The Buccaneers have hired Lori Locust and Maral Javadifar, making Tampa Bay the first NFL team with two female coaches on staff.
Locust and Javadifar are the first full-time female coaches in Bucs franchise history. Locust is an assistant defensive line coach, and Javadifar is an assistant strength and conditioning coach, the team announced.
“I know how hard it can be to get that first opportunity to coach at the highest level of professional football,” coach Bruce Arians said in a statement released by the team. “Sometimes, all you need is the right organization to offer up the opportunity. The Glazer family and our general manager, Jason Licht, were extremely supportive of my decision, and I know Maral and Lori will be great additions to my coaching staff.”

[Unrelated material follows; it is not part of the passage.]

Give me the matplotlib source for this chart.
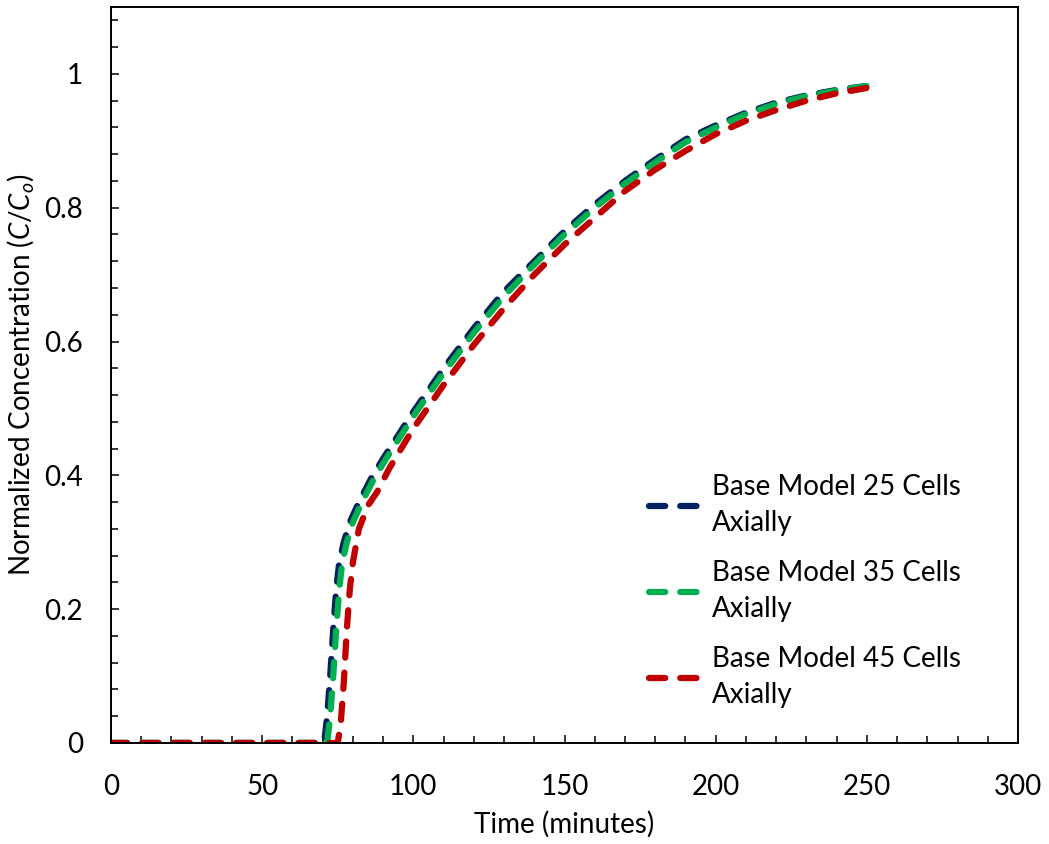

Locust was the defensive line coach for the Alliance of American Football’s Birmingham Iron this spring and was a defensive coaching intern for the Baltimore Ravens during training camp last year.
She also has coaching experience in the National Arena League, in the Women’s Football Alliance, and at the semipro and prep levels. She played four years of women’s semiprofessional football and attended Temple University.
“I have known Lori going back to my days at Temple University, and I’ve seen firsthand just how knowledgeable and passionate she is about this game,” Arians said. “I was equally impressed with Maral’s background in performance training and physical therapy, and I know she will be a valuable asset to our strength and conditioning program.”
Javadifar, who played basketball at Pace University in New York, has her doctorate in physical therapy from New York Medical College and completed her sports physical therapy residency at VCU in August. She has worked as a physical therapist and performance trainer in Seattle and Virginia.
In 2015, Arians hired Jen Welter as a training camp intern with the Arizona Cardinals, making her the first woman to hold an NFL coaching position.
Arians said at the NFL combine this year that he planned to hire a woman in a full-time coaching capacity.
ESPN’s Jenna Laine contributed to this report.